DCB: I had given my editors a temporary order based on my own feeling of what a good flow would be, but it was actually one of my editors, Maya Binyam, who recommended that the longest essay be in the front. I had originally thought “Heart Museum” should be the last essay, and she quite rightly and instinctively suggested that we shouldn’t give readers the longest thing to read at the end. She also suggested modeling [the layout] after Hilton Als’ White Girls, how his longest essay is in the front of the book. Because the essay also meanders a lot and includes a lot of themes that are in the rest of the book, we put it first.
[Regarding] the cover, they were really open at FSG with me saying what I like, palettes I’m into. I remember in the way beginning stages, before I was close to even thinking about finishing half of the first draft, I met with Rodrigo Corral, who is the head of design at FSG. I showed him these Raf Simons swatches from when he was working with an upholstery company. Their ad had swatches from the sofa, and you can see the threads. I loved how it didn’t look digital in that way. There’s texture.
There was a lot of back and forth, lots of different versions, lots of different color combinations. That was basically how it came to be. I was pretty invested in finding a cover that felt like it fit for me. I was very particular. You read a book and it’s with you for the period that you’re reading it; you have it with you on your bedside table, on your bed. It’s in front of you all the time. You want to be looking at something that’s pleasing to you.
VJ: You mentioned in the book that you have an affinity for lilac. Is that tied to the color on the cover?
DCB: There were other options that didn’t have the purple tone on the cover. I’m just psychically drawn to that color, so when I see it, I’ll always do a double take. I kind of love what it does to other colors more than anything else. It’s royal, it also seems unlikely sometimes, so maybe that’s why I like it. But what’s so great about it is that I know I just like it without much reason.

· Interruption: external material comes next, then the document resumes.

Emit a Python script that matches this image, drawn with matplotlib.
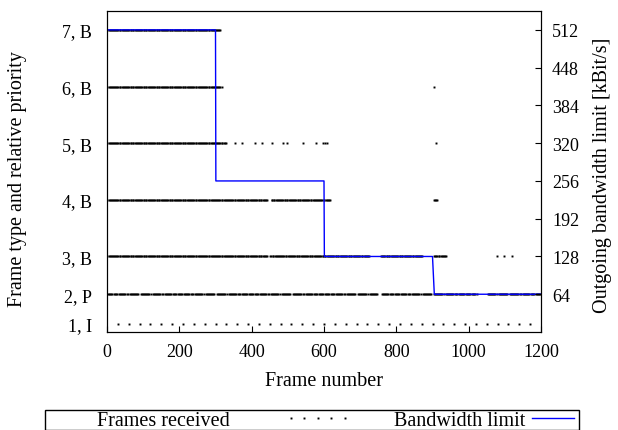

VJ: Can you tell me about your Instagram? How do you think of it in partnership with or in relation to your other work?
DCB: I don’t think about it that much. I think about it the moment that I’m using it, but it’s not really on my mind outside of when it’s open on my phone. I definitely feel like I’m someone who is drawn to the framing of things, be it language on the page, art at the museum, a shot in a movie. I think Instagram is a way for me to actively frame images. I’m not a filmmaker, and I’m not a photographer. It’s kind of a way for me to play around with what we don’t see, actually, more than with what we see. I think that’s all it is really.
I love patterns and I love when a color speaks to me, but I don’t really want to think too far beyond why. That’s why images are beautiful, because sometimes they do a lot more talking for you. There are so many words in my head all the time. I’m very much in my mind more than I am attached to my body, so I think that something that’s so based on images is really refreshing for me.